Larry Starr Posted September 24, 2019 Posted September 24, 2019 18 hours ago, Mike Preston said: You won't like this but the above words indicate a complete lack of understanding. Please make sure that you involve a lawyer. Yes, this is not something that someone who is not UBER familiar with what it is all about should be doing on their own. FMV is extremely difficult to determine, and when you are offering a 5.01% ownership, you also have discounts for lack of control, lack of marketability, etc. Plus, it is almost axiomatic that the exercise of the option will never occur. Who would buy 5% of a closely held business that pays no dividends and has no real market for resale where you effectively have no vote over anything either. Just FWIW. Lawrence C. Starr, FLMI, CLU, CEBS, CPC, ChFC, EA, ATA, QPFC President Qualified Plan Consultants, Inc. 46 Daggett Drive West Springfield, MA 01089 413-736-2066 larrystarr@qpc-inc.com
Bob the Swimmer Posted September 26, 2019 Posted September 26, 2019 Thanks to all--this is a weird application of 1563 that I had not seen in 44 years of consulting. And Larry, no one ever said the Code made sense---I'm attributed as a stock holder via an option that I probably will never exercise. On the other hand, the option agreement here inserted is very sparse (I work in this area of LTIPs consulting with public and private Compensation Committees) and there are a number of issues that are not addressed for the optionee. So caveat emptor as always.
Larry Starr Posted September 26, 2019 Posted September 26, 2019 19 hours ago, Bob the Swimmer said: Thanks to all--this is a weird application of 1563 that I had not seen in 44 years of consulting.
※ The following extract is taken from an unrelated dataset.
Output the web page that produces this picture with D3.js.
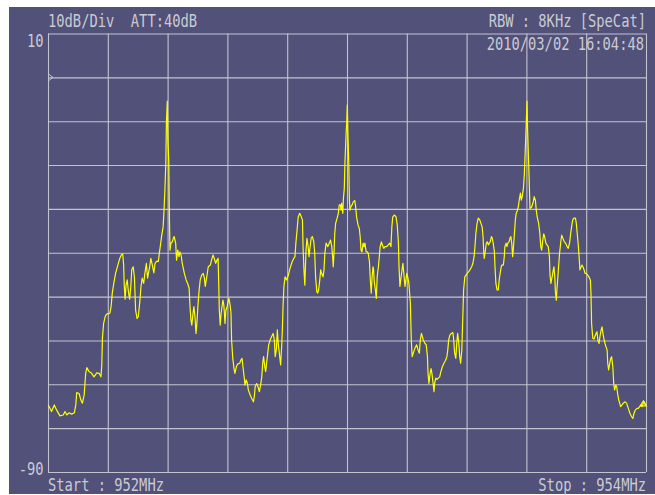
<!DOCTYPE html>
<html>
<head>
<meta charset="utf-8">
<script src="https://cdn.jsdelivr.net/npm/d3@7"></script>
<style>
  body { margin: 0; background: #fff; }
  svg { display: block; }
  text { white-space: pre; }
</style>
</head>
<body>
<div id="chart"></div>
<script>
// trace: frequency (MHz) and level (dBm)
var freqMHz = [
952.001,952.012,952.021,952.029,952.040,952.051,952.057,952.063,952.070,952.079,
952.088,952.093,952.096,952.104,952.110,952.115,952.121,952.126,952.130,952.137,
952.146,952.154,952.163,952.171,952.177,952.180,952.182,952.186,952.191,952.196,
952.207,952.211,952.215,952.220,952.226,952.233,952.240,952.246,952.250,952.253,
952.255,952.258,952.261,952.265,952.269,952.273,952.277,952.280,952.285,952.289,
952.293,952.298,952.302,952.307,952.311,952.315,952.320,952.324,952.329,952.333,
952.340,952.344,952.349,952.354,952.358,952.364,952.369,952.372,952.377,952.380,
952.385,952.388,952.391,952.394,952.396,952.399,952.401,952.404,952.406,952.408,
952.411,952.416,952.419,952.422,952.427,952.430,952.434,952.438,952.441,952.445,
952.449,952.456,952.462,952.467,952.472,952.475,952.478,952.481,952.485,952.488,
952.492,952.495,952.498,952.502,952.505,952.509,952.514,952.519,952.523,952.526,
952.531,952.536,952.543,952.547,952.552,952.556,952.561,952.565,952.569,952.571,
952.573,952.576,952.579,952.582,952.585,952.588,952.590,952.592,952.595,952.599,
952.602,952.605,952.609,952.612,952.614,952.618,952.622,952.625,952.630,952.634,
952.641,952.645,952.649,952.652,952.656,952.659,952.663,952.667,952.670,952.676,
952.681,952.687,952.690,952.693,952.698,952.702,952.707,952.711,952.715,952.718,
952.721,952.725,952.728,952.731,952.735,952.738,952.743,952.748,952.753,952.757,
952.760,952.764,952.767,952.770,952.775,952.778,952.782,952.784,952.786,952.789,
952.793,952.798,952.804,952.808,952.813,952.817,952.822,952.826,952.829,952.833,
952.837,952.842,952.846,952.851,952.853,952.856,952.859,952.861,952.863,952.866,
952.870,952.873,952.876,952.880,952.884,952.889,952.892,952.895,952.899,952.902,
952.905,952.909,952.912,952.915,952.920,952.923,952.926,952.930,952.933,952.936,
952.941,952.945,952.949,952.952,952.954,952.957,952.959,952.962,952.967,952.971,
952.974,952.978,952.980,952.982,952.986,952.988,952.991,952.993,952.997,952.999,
953.001,953.003,953.006,953.008,953.010,953.013,953.017,953.021,953.026,953.029,
953.032,953.037,953.041,953.044,953.047,953.050,953.054,953.057,953.060,953.064,
953.068,953.071,953.075,953.078,953.081,953.084,953.087,953.089,953.091,953.095,
953.098,953.101,953.105,953.108,953.111,953.115,953.118,953.123,953.127,953.133,
953.138,953.143,953.147,953.150,953.153,953.158,953.164,953.168,953.172,953.174,
953.177,953.181,953.184,953.187,953.191,953.194,953.200,953.203,953.207,953.212,
953.215,953.218,953.223,953.227,953.233,953.238,953.242,953.245,953.249,953.252,
953.255,953.261,953.265,953.269,953.271,953.274,953.278,953.281,953.284,953.288,
953.291,953.293,953.297,953.301,953.305,953.310,953.314,953.319,953.324,953.330,
953.334,953.337,953.340,953.344,953.349,953.354,953.357,953.360,953.364,953.367,
953.370,953.374,953.377,953.380,953.384,953.386,953.388,953.390,953.394,953.398,
953.402,953.407,953.411,953.417,953.421,953.425,953.428,953.431,953.435,953.439,
953.444,953.448,953.452,953.455,953.457,953.459,953.463,953.466,953.469,953.473,
953.476,953.479,953.483,953.486,953.489,953.493,953.495,953.498,953.502,953.506,
953.509,953.513,953.517,953.523,953.526,953.528,953.532,953.535,953.538,953.542,
953.545,953.548,953.551,953.554,953.556,953.560,953.563,953.566,953.570,953.573,
953.576,953.580,953.583,953.586,953.590,953.593,953.596,953.600,953.602,953.604,
953.609,953.612,953.618,953.623,953.626,953.630,953.633,953.636,953.641,953.645,
953.648,953.651,953.655,953.658,953.661,953.665,953.669,953.673,953.677,953.679,
953.682,953.686,953.689,953.692,953.695,953.697,953.700,953.702,953.705,953.708,
953.711,953.715,953.718,953.722,953.727,953.731,953.736,953.740,953.745,953.748,
953.752,953.755,953.759,953.764,953.767,953.770,953.774,953.777,953.779,953.783,
953.786,953.789,953.793,953.796,953.800,953.805,953.809,953.814,953.816,953.818,
953.822,953.826,953.829,953.833,953.836,953.839,953.843,953.846,953.850,953.853,
953.856,953.860,953.863,953.866,953.870,953.872,953.875,953.879,953.882,953.885,
953.889,953.892,953.895,953.899,953.902,953.905,953.909,953.912,953.915,953.920,
953.924,953.930,953.935,953.941,953.946,953.952,953.956,953.960,953.964,953.970,
953.974,953.979,953.982,953.987,953.991,953.994,953.998
];
var levelDb = [
-74.7,-76.2,-74.7,-75.9,-77.2,-77.0,-76.2,-77.0,-76.5,-76.8,
-76.5,-74.7,-71.9,-72.1,-73.6,-74.3,-72.4,-67.5,-66.2,-67.1,
-67.5,-68.3,-67.4,-67.5,-68.3,-65.6,-59.5,-56.1,-54.6,-54.0,
-53.8,-52.3,-49.2,-47.0,-44.7,-43.0,-41.3,-40.4,-40.3,-42.8,
-47.4,-50.6,-47.4,-46.2,-48.9,-50.6,-47.7,-43.9,-43.2,-45.5,
-53.1,-55.0,-54.6,-51.2,-47.7,-45.8,-47.0,-44.7,-42.4,-45.8,
-43.2,-41.3,-42.8,-44.6,-42.4,-41.9,-42.0,-40.3,-37.8,-36.2,
-34.1,-30.3,-25.7,-19.6,-10.5,-5.4,-14.3,-19.3,-31.6,-39.4,
-37.8,-37.5,-36.7,-36.3,-37.8,-41.7,-39.4,-40.9,-39.8,-40.5,
-42.4,-44.7,-46.2,-47.0,-48.1,-52.3,-55.3,-56.5,-53.8,-52.3,
-55.0,-58.4,-56.1,-51.5,-48.9,-46.2,-45.1,-44.7,-45.8,-47.7,
-45.5,-43.2,-42.8,-41.7,-40.5,-41.3,-42.4,-41.7,-41.3,-47.0,
-53.1,-56.5,-53.8,-52.3,-50.8,-51.9,-53.8,-56.1,-53.1,-52.3,
-51.2,-50.4,-51.9,-53.8,-59.9,-64.1,-66.4,-67.5,-66.0,-65.4,
-65.2,-64.5,-64.1,-66.0,-68.3,-70.2,-69.0,-69.8,-71.3,-72.4,
-73.2,-74.0,-72.8,-70.5,-69.8,-70.5,-71.7,-70.2,-68.3,-65.2,
-63.7,-66.0,-67.1,-65.2,-62.9,-61.0,-59.9,-59.1,-58.4,-59.9,
-63.7,-61.8,-57.6,-60.7,-63.7,-65.6,-60.7,-57.2,-52.3,-47.7,
-45.5,-46.2,-45.1,-43.9,-42.8,-42.0,-41.3,-40.9,-37.8,-34.8,
-31.8,-31.0,-31.6,-32.5,-38.6,-43.9,-47.4,-43.2,-39.4,-36.7,
-38.6,-40.9,-39.0,-36.7,-36.3,-37.5,-40.1,-45.5,-48.9,-49.2,
-48.5,-46.2,-43.9,-44.7,-45.5,-43.9,-40.1,-37.8,-38.2,-38.6,
-37.8,-37.1,-38.6,-40.9,-43.2,-39.4,-35.6,-33.3,-32.1,-31.0,
-29.1,-29.1,-30.3,-28.7,-31.0,-27.6,-25.3,-19.6,-12.8,-10.5,
-6.3,-12.8,-19.6,-28.0,-30.3,-29.5,-29.1,-28.4,-28.1,-29.5,
-31.8,-33.7,-34.4,-36.3,-39.4,-39.8,-37.8,-38.6,-37.8,-39.8,
-39.8,-40.1,-42.0,-46.2,-49.2,-45.5,-43.2,-43.9,-46.6,-48.5,
-50.4,-45.5,-43.2,-40.9,-38.6,-37.5,-38.2,-39.0,-38.6,-38.6,
-38.2,-37.8,-38.6,-34.1,-31.8,-31.4,-31.8,-33.7,-37.8,-43.2,
-47.7,-45.5,-43.9,-42.4,-45.5,-47.7,-44.7,-45.5,-47.0,-51.5,
-59.9,-63.7,-62.6,-61.8,-61.0,-62.2,-62.9,-59.9,-58.4,-59.1,
-59.9,-60.7,-61.0,-63.7,-67.5,-69.8,-67.5,-66.4,-67.5,-69.8,
-71.7,-69.8,-68.6,-68.9,-68.6,-68.3,-67.1,-66.0,-65.2,-64.5,
-63.7,-62.2,-59.9,-58.8,-58.4,-58.2,-59.9,-62.9,-64.1,-60.7,
-58.4,-60.7,-63.7,-65.2,-62.2,-57.6,-53.1,-48.5,-45.5,-45.1,
-44.7,-44.3,-43.9,-43.2,-42.4,-40.9,-38.6,-35.6,-33.3,-32.1,
-32.5,-33.3,-34.1,-36.3,-39.4,-41.3,-39.4,-37.8,-37.5,-38.2,
-37.8,-37.5,-36.3,-36.7,-37.8,-39.8,-43.2,-47.0,-48.5,-48.5,
-46.2,-44.3,-42.8,-42.8,-40.9,-38.6,-37.8,-38.6,-37.8,-37.5,
-36.7,-36.3,-37.8,-40.9,-39.4,-35.6,-32.5,-31.0,-30.3,-29.5,
-28.0,-26.4,-28.0,-27.2,-25.3,-22.3,-17.0,-9.7,-5.4,-12.0,
-22.7,-29.9,-29.5,-28.4,-27.2,-28.0,-30.3,-31.8,-33.3,-35.6,
-38.6,-39.4,-37.1,-35.7,-36.3,-37.8,-38.2,-38.6,-40.9,-45.1,
-47.0,-45.5,-44.3,-43.2,-45.5,-48.9,-50.8,-48.5,-45.8,-42.8,
-40.1,-37.5,-36.0,-36.7,-37.5,-37.8,-38.6,-39.0,-37.5,-35.6,
-33.7,-32.5,-32.1,-32.1,-33.3,-35.6,-38.6,-41.7,-43.9,-43.2,
-42.8,-43.2,-43.9,-44.7,-44.7,-45.1,-45.5,-46.2,-49.2,-56.1,
-59.5,-59.7,-59.1,-58.4,-58.0,-59.9,-60.7,-59.1,-57.6,-56.9,
-58.4,-59.9,-60.7,-61.4,-62.2,-65.2,-66.7,-65.2,-64.1,-63.7,
-66.0,-69.8,-71.3,-70.2,-70.5,-72.1,-73.6,-74.3,-75.1,-74.7,
-74.3,-74.0,-74.3,-75.5,-76.6,-77.4,-77.8,-76.6,-75.9,-75.5,
-75.5,-75.1,-74.7,-75.1,-74.3,-74.0,-74.7
];
var xTicks = [952.0,952.2,952.4,952.6,952.8,953.0,953.2,953.4,953.6,953.8,954.0];
var yTicks = [10,0,-10,-20,-30,-40,-50,-60,-70,-80,-90];
var yLabels = ["10","-90"];
var refLevel = 0;
var headerLeft = "10dB/Div  ATT:40dB";
var headerRight = "RBW : 8KHz [SpeCat]";
var stamp = "2010/03/02 16:04:48";
var startLabel = "Start : 952MHz";
var stopLabel = "Stop : 954MHz";

var W = 655, H = 495;
var plotL = 48, plotT = 33.5, plotR = 646, plotB = 472;
var bg = "#515179", gridCol = "#c4c4d0", textCol = "#cbcbd3", trace = "#ffff00";

var svg = d3.select("#chart").append("svg")
  .attr("width", W)
  .attr("height", H);

svg.append("rect")
  .attr("x", 9).attr("y", 7)
  .attr("width", W - 9).attr("height", 487)
  .attr("fill", bg);

var x = d3.scaleLinear().domain([952, 954]).range([plotL, plotR]);
var y = d3.scaleLinear().domain([-90, 10]).range([plotB, plotT]);

// grid via axes
var gx = svg.append("g")
  .attr("transform", "translate(0," + plotB + ")")
  .call(d3.axisBottom(x).tickValues(xTicks).tickSize(-(plotB - plotT)).tickFormat(""));
var gy = svg.append("g")
  .attr("transform", "translate(" + plotL + ",0)")
  .call(d3.axisLeft(y).tickValues(yTicks).tickSize(-(plotR - plotL)).tickFormat(""));
[gx, gy].forEach(function(g){
  g.select(".domain").remove();
  g.selectAll(".tick line").attr("stroke", gridCol).attr("stroke-width", 1.1);
});

// reference level marker
svg.append("path")
  .attr("d", "M" + (plotL + 1) + "," + (y(refLevel) - 3) + "L" + (plotL + 5) + "," + y(refLevel) + "L" + (plotL + 1) + "," + (y(refLevel) + 3))
  .attr("fill", "none")
  .attr("stroke", gridCol)
  .attr("stroke-width", 1);

var pts = d3.zip(freqMHz, levelDb);
var line = d3.line()
  .x(function(d){ return x(d[0]); })
  .y(function(d){ return y(d[1]); });

svg.append("path")
  .datum(pts)
  .attr("d", line)
  .attr("fill", "none")
  .attr("stroke", trace)
  .attr("stroke-width", 1.2)
  .attr("stroke-linejoin", "round");

// end marker
var last = pts[pts.length - 1];
var mx = x(last[0]) - 2, my = y(last[1]);
svg.append("path")
  .attr("d", "M" + (mx - 3) + "," + (my + 1) + "L" + mx + "," + (my - 4) + "L" + (mx + 3) + "," + (my + 1) + "Z")
  .attr("fill", "none")
  .attr("stroke", trace)
  .attr("stroke-width", 1.2);

// narrow tall monospace look of the instrument font
var sx = 0.81;
function label(txt, px, py, anchor) {
  svg.append("text")
    .text(txt)
    .attr("transform", "translate(" + px + "," + py + ") scale(" + sx + ",1)")
    .attr("text-anchor", anchor)
    .attr("fill", textCol)
    .attr("font-size", 17)
    .attr("font-family", "DejaVu Sans Mono, monospace");
}

label(headerLeft, plotL, 26.5, "start");
label(headerRight, 646, 26.5, "end");
label(stamp, 644, 50, "end");
label(yLabels[0], 43.5, y(10) + 13, "end");
label(yLabels[1], 43.5, y(-90) + 3, "end");
label(startLabel, plotL, 490.5, "start");
label(stopLabel, 646, 490.5, "end");
</script>
</body>
</html>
And Larry, no one ever said the Code made sense---I'm attributed as a stock holder via an option that I probably will never exercise. On the other hand, the option agreement here inserted is very sparse (I work in this area of LTIPs consulting with public and private Compensation Committees) and there are a number of issues that are not addressed for the optionee. So caveat emptor as always. Thankfully, the code makes no sense in many areas; that's why many of us have had successful careers in this industry all these years! ? How about the famous ones of the non-involvement exception for attribution between husband and wife is destroyed just by the presence of minor children (because of the attribution through/via the children back to the parents). Insane result, but fully logical under our IRC. Are you referring to the option agreement I provided as being very sparse? Would be interested in knowing your concerns (since we have spent a pretty penny with a very competent law firm developing that document). I would also suggest that no one who operates in this business can afford to be without several resources including the ERISA Outline Book (published by ASPPA), Natalie Choate's book Life and Death Planning for Retirement Benefits, and Derrin Watson's book Who's The Employer which is now published online by ERISApedia and can be ordered here: http://www.employerbook.com/. Full disclosure, I (and others) helped Derrin develop this book and originally market it and are given credit in the dedication but I have ZERO compensation from the sale of the book. The other two resources are also available as on line publications and while I own both the hard copy and the electronic versions, I almost exclusively use the electronic versions of all three publications. Lawrence C. Starr, FLMI, CLU, CEBS, CPC, ChFC, EA, ATA, QPFC President Qualified Plan Consultants, Inc. 46 Daggett Drive West Springfield, MA 01089 413-736-2066 larrystarr@qpc-inc.com
SSRRS Posted September 26, 2019 Author Posted September 26, 2019 8 minutes ago, Larry Starr said: Thankfully, the code makes no sense in many areas; that's why many of us have had successful careers in this industry all these years! ? How about the famous ones of the non-involvement exception for attribution between husband and wife is destroyed just by the presence of minor children (because of the attribution through/via the children back to the parents). Insane result, but fully logical under our IRC. Are you referring to the option agreement I provided as being very sparse? Would be interested in knowing your concerns (since we have spent a pretty penny with a very competent law firm developing that document). I would also suggest that no one who operates in this business can afford to be without several resources including the ERISA Outline Book (published by ASPPA), Natalie Choate's book Life and Death Planning for Retirement Benefits, and Derrin Watson's book Who's The Employer which is now published online by ERISApedia and can be ordered here: http://www.employerbook.com/. Full disclosure, I (and others) helped Derrin develop this book and originally market it and are given credit in the dedication but I have ZERO compensation from the sale of the book. The other two resources are also available as on line publications and while I own both the hard copy and the electronic versions, I almost exclusively use the electronic versions of all three publications. Yes, Derrin Watson's book Who's The Employer, has extensive coverage on options, (including a control group being created through an option), and of course many other topics.